The uneven cognitive profile has to be kept in mind as the person enters into adulthood. It may not be feasible to live alone in an apartment because of the amount of responsibility. If this is the person’s dream, then assessment of proper supports need to take place. An example of supports may be someone looking in on them every week, creating checklists of tasks that need to be done, or breaking down the steps to a task on a card such as how to do laundry.

Keep the profile in mind when thinking about employment or higher education. Examine what the weaknesses in a work or university/college setting might be and assess what help might be needed to create success. We can help this population be successful, but we also need to recognize what makes them vulnerable as well.

 

5. Visual vs Auditory learning

Every individual has a preference for learning. The way a learner predominantly perceives, interacts with, and responds to the environment characterizes one’s style of learning. By understanding a person’s learning style you can help maximize his or her potential, both in and out of the classroom:

Visual – Visual learners typically have strong visual processing skills and learn best by seeing information. Learning strategies include: color-coding, pictures, charts, flash cards, videos and doodling.

In this category, children rely on their sense of sight, and best learn from books, videos, charts, pictures and color coding methods. Children in this learning category also benefit greatly from visual aids, such as visual schedules in the classroom or at home. Labeling is also a great way to assist in care of articles at home, as well as in school. Children with visual learning styles often pursue careers as: data analysts, artists, architects, to name a few.

Auditory – Auditory learners learn best by hearing information. They can typically remember information more accurately when it has been explained to them orally. Learning strategies include: taping lectures, study through discussion, mnemonics, play music (w/o words) while studying.

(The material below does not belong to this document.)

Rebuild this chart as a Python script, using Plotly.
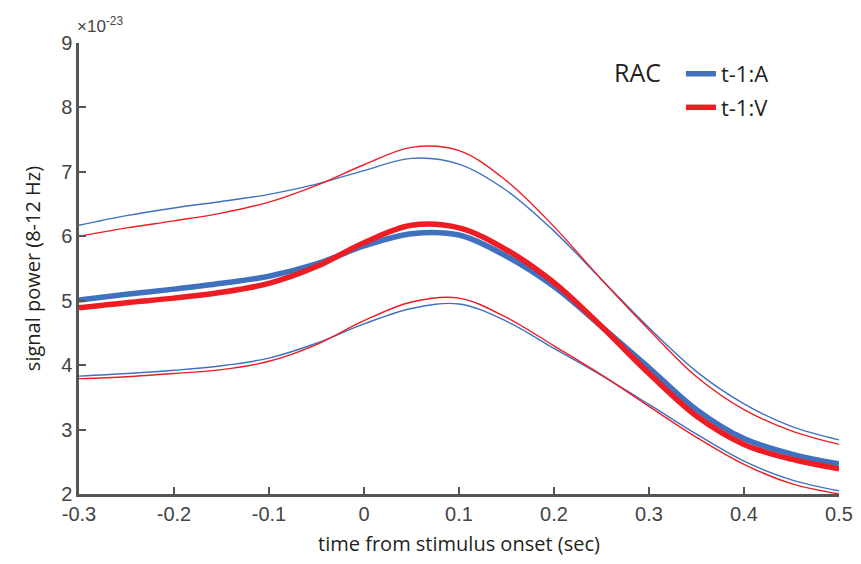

Children who fall in this realm of learning method benefit greatly from listening or speaking activities, such as talking, audiotapes, role playing, and saying things out loud, or repeating. These children are relying on their sense of hearing and nonvisual stimulation to learn from their environment. This style of learning often gets malassisted in the classroom, because the child often appears not to be paying attention in the classroom, due to lack of eye contact or taking of notes, e.g. Children who learn best from auditory means do not necessarily require other methods of learning a task and are simply able to take in information from auditory means. Job categories that fit well with auditory learners include: judges, lawyers, interpreters, musicians, and salespeople, or other vocations where not tangible processing of vast information is a must.